■ Task directions ■
Output solely the number of lines containing the string "this".

■ Task inputs ■
## begin

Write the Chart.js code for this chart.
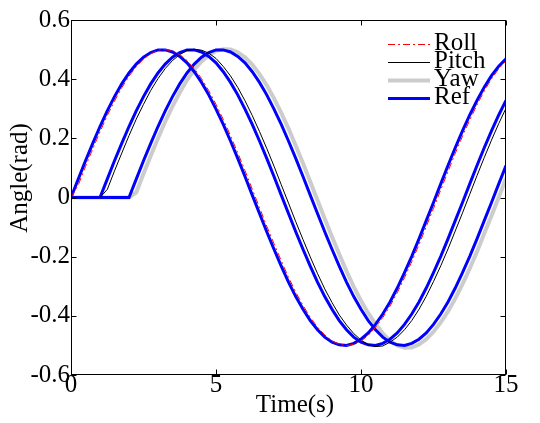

## end
## begin

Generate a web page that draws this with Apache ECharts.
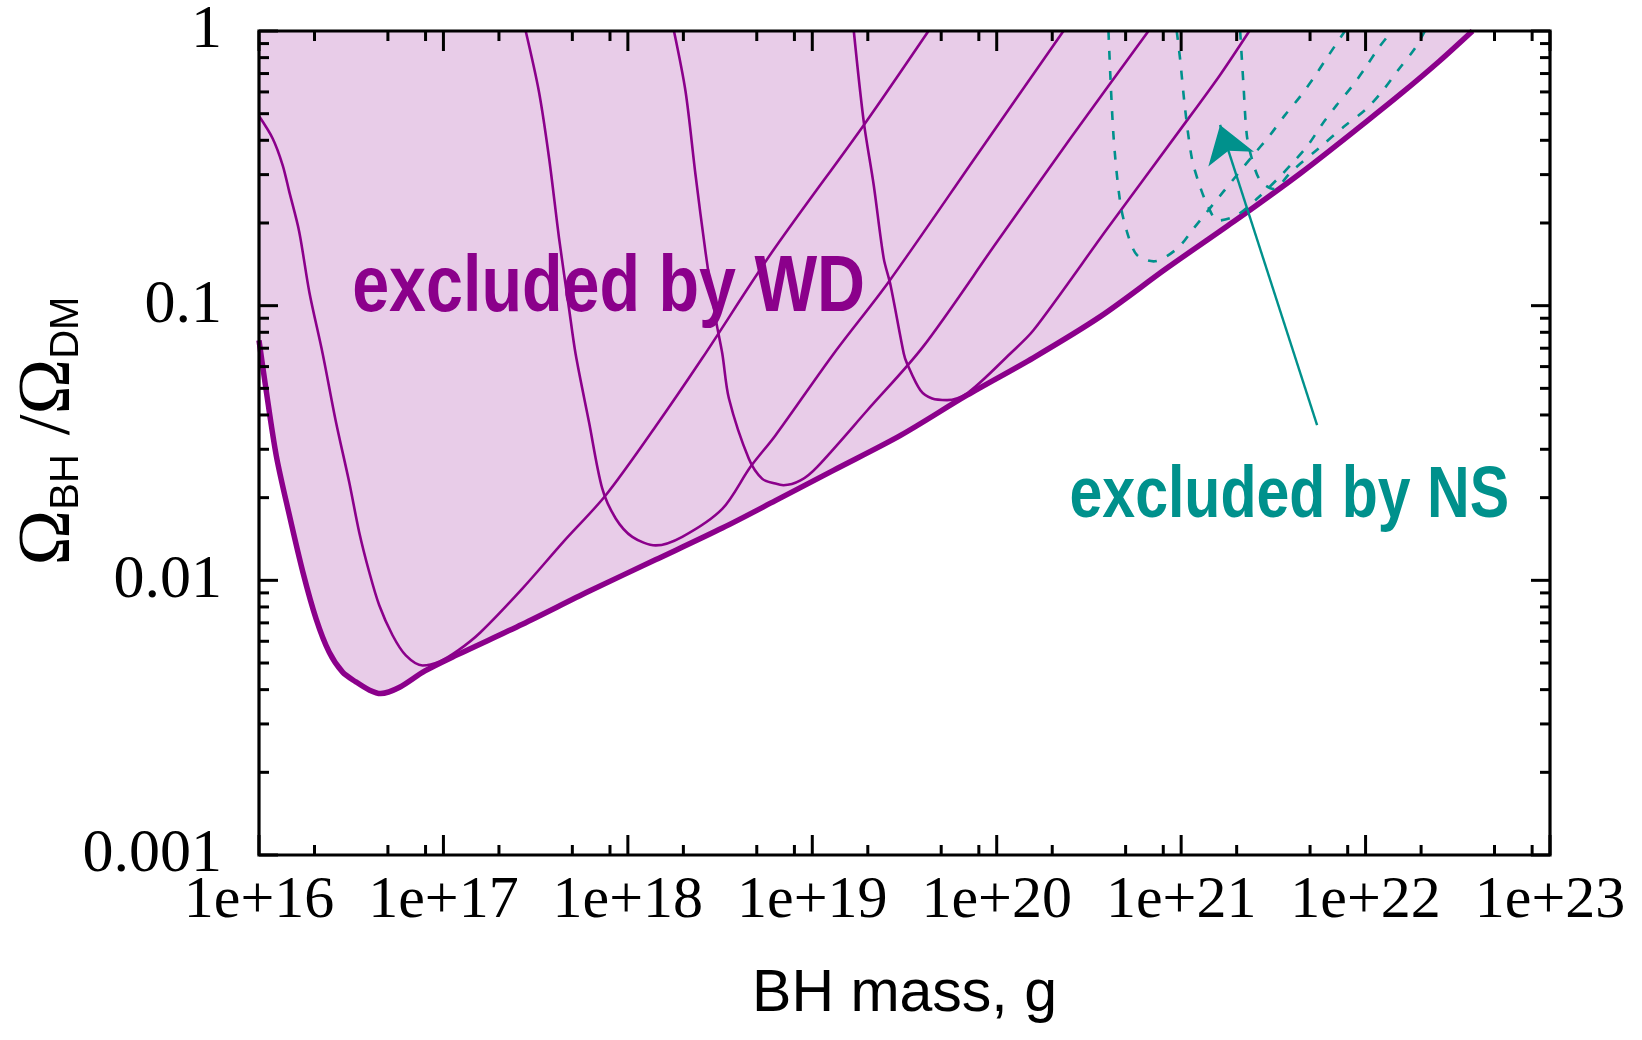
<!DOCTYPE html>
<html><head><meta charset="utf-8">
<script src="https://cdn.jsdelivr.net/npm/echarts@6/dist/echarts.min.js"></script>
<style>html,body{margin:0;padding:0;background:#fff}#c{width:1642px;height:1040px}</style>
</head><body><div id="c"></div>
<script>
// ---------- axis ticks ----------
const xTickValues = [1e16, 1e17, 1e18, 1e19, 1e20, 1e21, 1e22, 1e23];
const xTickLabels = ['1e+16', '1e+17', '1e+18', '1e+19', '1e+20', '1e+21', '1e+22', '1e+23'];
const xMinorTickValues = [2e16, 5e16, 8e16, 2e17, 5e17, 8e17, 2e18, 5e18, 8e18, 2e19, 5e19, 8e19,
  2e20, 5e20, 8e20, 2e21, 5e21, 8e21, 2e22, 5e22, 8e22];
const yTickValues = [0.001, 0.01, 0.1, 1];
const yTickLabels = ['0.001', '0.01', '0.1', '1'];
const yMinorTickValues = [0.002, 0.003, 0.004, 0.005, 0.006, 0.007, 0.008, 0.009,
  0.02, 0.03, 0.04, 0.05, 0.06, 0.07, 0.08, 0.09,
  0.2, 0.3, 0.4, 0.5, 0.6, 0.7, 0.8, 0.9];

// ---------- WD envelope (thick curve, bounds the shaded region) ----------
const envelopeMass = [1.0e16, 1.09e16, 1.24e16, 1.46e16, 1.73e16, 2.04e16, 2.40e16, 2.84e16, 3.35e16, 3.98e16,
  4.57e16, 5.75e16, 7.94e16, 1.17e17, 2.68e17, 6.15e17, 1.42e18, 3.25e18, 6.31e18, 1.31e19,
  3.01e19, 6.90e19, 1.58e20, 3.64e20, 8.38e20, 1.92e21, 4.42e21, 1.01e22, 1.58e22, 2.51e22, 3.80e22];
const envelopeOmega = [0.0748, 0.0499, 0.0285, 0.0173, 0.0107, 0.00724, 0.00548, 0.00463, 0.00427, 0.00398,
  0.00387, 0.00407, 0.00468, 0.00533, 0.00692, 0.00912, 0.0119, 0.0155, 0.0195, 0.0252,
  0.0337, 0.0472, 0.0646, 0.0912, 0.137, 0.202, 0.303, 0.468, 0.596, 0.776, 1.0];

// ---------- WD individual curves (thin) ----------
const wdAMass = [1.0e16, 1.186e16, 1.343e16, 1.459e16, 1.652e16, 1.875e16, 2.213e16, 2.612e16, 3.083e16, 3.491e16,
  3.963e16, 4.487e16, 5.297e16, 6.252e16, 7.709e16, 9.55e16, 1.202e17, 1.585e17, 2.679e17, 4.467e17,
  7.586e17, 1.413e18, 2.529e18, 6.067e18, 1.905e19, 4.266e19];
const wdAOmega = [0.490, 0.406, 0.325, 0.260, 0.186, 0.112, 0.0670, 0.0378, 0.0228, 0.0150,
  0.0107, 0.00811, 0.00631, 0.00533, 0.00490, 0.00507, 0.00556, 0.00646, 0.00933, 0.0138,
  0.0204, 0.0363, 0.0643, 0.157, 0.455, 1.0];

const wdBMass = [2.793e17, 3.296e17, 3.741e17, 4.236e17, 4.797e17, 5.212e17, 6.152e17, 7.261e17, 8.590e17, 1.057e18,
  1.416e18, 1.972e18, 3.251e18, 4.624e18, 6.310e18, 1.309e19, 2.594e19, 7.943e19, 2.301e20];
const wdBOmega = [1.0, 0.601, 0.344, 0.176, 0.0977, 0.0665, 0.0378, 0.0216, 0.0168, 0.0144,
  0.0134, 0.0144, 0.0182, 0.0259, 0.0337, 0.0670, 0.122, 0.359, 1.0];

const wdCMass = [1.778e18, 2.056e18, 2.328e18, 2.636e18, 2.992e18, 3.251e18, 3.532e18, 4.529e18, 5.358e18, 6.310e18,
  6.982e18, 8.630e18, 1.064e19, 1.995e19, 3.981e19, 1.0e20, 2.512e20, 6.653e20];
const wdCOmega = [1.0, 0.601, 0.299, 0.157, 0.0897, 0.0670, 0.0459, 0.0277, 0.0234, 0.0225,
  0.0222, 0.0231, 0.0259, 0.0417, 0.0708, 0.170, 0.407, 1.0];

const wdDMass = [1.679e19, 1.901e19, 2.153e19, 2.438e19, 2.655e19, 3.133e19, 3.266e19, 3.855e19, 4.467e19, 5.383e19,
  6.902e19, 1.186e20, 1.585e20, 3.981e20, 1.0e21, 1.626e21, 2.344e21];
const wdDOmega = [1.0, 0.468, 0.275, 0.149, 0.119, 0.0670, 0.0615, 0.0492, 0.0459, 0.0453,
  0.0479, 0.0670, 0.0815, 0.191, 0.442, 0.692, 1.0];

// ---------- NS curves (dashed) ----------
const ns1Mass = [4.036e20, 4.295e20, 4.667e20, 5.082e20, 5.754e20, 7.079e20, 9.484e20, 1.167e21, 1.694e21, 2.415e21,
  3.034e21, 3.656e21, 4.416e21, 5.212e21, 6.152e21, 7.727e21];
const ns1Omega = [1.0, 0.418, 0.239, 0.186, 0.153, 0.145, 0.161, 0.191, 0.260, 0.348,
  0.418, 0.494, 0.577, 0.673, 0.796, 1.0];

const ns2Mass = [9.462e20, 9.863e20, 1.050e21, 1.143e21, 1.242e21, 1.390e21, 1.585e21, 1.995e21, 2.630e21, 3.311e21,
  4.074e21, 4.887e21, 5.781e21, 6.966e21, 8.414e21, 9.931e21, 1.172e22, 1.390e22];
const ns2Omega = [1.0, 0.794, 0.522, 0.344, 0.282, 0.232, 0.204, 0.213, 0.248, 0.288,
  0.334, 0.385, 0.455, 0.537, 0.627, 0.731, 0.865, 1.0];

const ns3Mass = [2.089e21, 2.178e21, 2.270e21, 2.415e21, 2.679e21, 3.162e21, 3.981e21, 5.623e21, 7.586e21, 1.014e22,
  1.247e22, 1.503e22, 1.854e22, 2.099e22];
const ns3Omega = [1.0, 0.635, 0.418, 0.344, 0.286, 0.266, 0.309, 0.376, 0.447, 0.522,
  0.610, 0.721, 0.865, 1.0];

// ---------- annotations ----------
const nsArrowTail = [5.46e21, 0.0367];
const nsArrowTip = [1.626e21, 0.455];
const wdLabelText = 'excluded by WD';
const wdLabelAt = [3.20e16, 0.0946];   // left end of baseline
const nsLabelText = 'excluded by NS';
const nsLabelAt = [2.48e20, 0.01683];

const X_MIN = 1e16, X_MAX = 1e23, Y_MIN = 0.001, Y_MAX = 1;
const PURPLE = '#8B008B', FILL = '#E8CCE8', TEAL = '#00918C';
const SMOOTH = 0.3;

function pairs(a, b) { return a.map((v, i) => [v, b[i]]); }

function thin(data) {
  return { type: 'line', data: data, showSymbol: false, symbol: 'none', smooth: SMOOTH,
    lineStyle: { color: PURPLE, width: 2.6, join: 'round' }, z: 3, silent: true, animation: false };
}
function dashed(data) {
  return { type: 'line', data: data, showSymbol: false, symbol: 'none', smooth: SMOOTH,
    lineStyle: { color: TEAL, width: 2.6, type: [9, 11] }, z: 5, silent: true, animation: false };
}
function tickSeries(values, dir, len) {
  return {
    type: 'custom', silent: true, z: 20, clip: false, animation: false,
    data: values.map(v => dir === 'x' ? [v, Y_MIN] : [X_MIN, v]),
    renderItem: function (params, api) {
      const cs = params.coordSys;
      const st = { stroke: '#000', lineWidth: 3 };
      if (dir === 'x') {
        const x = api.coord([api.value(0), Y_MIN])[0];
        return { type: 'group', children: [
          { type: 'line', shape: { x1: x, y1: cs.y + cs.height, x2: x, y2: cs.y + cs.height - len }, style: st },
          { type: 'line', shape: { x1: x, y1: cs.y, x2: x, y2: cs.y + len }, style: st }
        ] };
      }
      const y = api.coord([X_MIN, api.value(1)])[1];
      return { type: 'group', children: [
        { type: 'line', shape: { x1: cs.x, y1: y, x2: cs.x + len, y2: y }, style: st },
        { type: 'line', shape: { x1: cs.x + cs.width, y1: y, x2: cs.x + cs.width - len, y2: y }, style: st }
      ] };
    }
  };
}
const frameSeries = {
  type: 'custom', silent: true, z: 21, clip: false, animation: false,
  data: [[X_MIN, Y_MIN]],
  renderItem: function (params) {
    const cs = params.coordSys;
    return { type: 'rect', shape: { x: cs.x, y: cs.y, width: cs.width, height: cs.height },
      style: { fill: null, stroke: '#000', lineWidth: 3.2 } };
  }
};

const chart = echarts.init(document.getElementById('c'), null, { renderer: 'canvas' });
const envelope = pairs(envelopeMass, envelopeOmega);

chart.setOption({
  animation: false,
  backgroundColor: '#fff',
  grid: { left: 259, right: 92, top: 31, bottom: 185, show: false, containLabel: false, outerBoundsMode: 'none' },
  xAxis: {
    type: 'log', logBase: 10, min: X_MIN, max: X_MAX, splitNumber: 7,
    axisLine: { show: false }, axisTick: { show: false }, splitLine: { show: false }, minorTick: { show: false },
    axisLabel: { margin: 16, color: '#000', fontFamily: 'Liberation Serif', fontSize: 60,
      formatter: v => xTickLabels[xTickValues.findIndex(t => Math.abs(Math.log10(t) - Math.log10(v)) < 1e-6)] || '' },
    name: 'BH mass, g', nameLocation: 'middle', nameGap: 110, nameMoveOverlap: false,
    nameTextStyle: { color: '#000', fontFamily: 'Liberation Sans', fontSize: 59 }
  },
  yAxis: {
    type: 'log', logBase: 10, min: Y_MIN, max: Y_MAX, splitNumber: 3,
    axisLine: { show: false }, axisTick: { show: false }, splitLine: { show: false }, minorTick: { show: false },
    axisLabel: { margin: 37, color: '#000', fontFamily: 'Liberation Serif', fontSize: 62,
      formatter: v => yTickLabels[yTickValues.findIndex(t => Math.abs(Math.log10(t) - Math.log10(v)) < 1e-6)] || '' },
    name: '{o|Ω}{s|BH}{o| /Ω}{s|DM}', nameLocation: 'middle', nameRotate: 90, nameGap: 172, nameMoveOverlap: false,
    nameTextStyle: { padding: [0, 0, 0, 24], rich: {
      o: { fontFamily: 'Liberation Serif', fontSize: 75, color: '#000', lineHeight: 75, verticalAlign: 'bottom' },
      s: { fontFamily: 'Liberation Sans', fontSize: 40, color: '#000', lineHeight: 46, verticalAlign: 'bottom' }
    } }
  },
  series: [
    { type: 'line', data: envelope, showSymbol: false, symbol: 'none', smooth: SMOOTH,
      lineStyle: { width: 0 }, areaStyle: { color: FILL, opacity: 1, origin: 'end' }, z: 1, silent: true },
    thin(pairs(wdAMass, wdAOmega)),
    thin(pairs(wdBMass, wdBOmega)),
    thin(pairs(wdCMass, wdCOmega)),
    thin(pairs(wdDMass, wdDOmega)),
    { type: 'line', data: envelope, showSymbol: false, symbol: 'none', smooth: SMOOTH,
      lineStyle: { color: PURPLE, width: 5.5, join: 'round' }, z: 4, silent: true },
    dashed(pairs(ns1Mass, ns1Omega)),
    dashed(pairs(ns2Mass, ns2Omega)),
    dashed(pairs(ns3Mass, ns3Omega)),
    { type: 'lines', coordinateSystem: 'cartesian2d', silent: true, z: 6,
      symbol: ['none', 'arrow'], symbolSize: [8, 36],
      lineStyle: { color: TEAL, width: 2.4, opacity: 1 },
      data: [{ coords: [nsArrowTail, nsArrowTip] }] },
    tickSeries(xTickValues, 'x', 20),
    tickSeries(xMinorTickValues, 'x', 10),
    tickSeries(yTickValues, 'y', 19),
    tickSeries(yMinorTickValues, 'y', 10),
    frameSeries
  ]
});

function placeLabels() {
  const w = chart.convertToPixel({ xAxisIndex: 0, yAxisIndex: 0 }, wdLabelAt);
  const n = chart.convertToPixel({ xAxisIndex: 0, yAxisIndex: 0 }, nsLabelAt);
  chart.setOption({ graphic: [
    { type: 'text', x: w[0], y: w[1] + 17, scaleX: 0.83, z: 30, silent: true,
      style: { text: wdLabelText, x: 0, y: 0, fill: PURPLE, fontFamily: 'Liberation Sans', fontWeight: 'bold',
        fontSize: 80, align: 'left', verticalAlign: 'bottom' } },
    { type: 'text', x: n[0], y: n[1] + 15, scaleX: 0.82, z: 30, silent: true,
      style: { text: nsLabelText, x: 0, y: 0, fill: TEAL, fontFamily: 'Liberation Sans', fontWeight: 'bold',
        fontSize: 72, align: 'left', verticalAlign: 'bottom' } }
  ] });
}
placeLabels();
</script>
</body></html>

## end

■ Correct response ■
2